Malgré un récit clairement situé dans le futur de l'Europe, malgré un effort visible pour délaisser les schémas du passé et imaginer un nouvel ordre social, Lothar Blues résonne comme une chanson teintée de nostalgie. On y retrouve en filigrane, un parfum de mai 68 avec ses revendications venues des mondes ouvrier, intellectuel et artistique, sa crise sociale, familiale et économique et ses manifestations plus ou moins pacifistes.
Même les parents de Noura, couple d'amoureux instruits et fusionnels, jouisseurs à la fois peu préoccupés de leur enfant et soucieux de son devenir, semblent tout droit tirés de cette période.
Les robots, bien que très évolués, sont soumis à des lois qui rendent hommage à celles d'Asimov.

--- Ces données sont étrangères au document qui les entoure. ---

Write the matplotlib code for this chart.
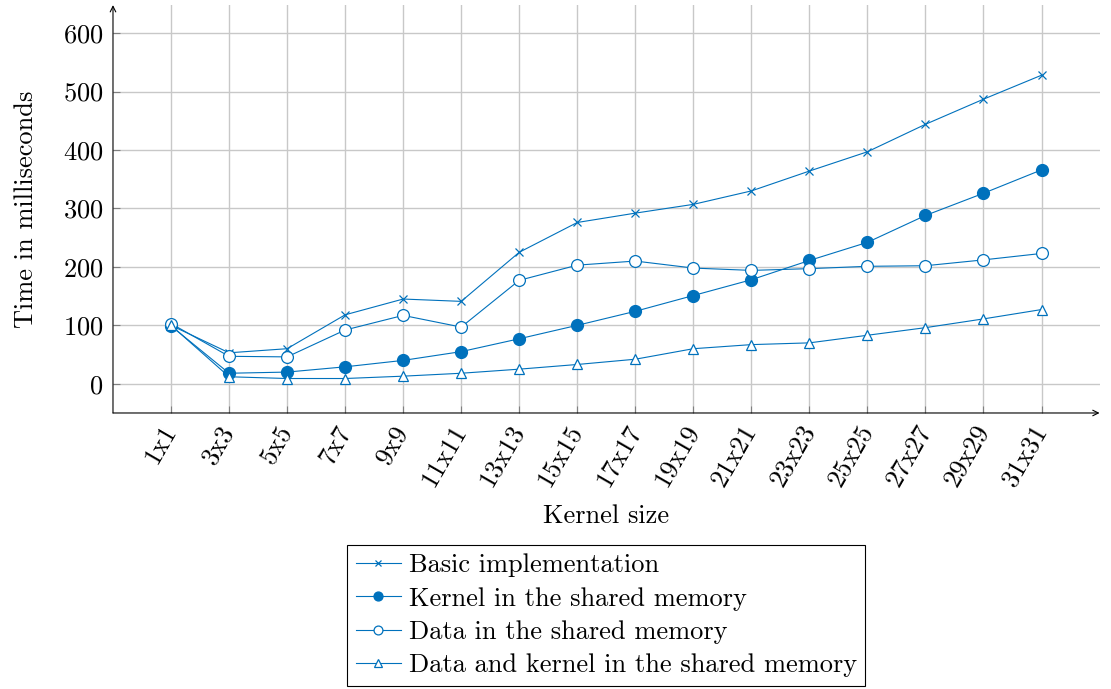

Dans ce contexte futuriste, les valeurs qui triomphent sont celles du temps passé : les liens familiaux, les amitiés d'enfance et de jeunesse, qui ne semblent pas avoir souffert de la définition renouvelée des liens sociaux.
Enfin, Noura, au terme de sa maturation personnelle, n'accède à l'harmonie qu'en acceptant une jouissance amoureuse, culinaire et olfactive à l'ancienne.

Entre essai déguisé et explosion délirante

Lothar blues apparaît d'abord comme un cube fermé dans lequel il s'agit de pénétrer. Les divers questionnements qui traversent le roman sont lisibles et accessibles, mais ils ne s'articulent à l'histoire de Noura qu'en l'écrasant quelquefois. Le style de l'auteur est assez agréable mais le récit n'a souvent qu'une fonction d'alibi et les dialogues, prétextes à l'énonciation de discours, semblent peu naturels. Il faut donc pouvoir surmonter cette première impression, s'y habituer, avant de constater que, finalement, Lothar blues peut captiver.

Pour autant, le lecteur restera prudent et gardera sa ceinture attachée parce qu'en approchant de sa fin, le roman ayant livré toutes ses réflexions métaphysiques, éclate dans un délire grisant. Se révèlent les faux semblants, des robots apparaissent où l'on croyait trouver des hommes, la magie, la télépathie, l'amour, et des révélations venues du passé, viennent tout bouleverser, jusqu'aux théories sur l'origine de l'homme.

En définitive, on ressort de cette lecture globalement plaisante, tête pleine et étourdie, comme d'une somme un peu dense des thèmes classiques de la SF, une expérience d'anticipation à conseiller avant tout à l'amateur de SF averti.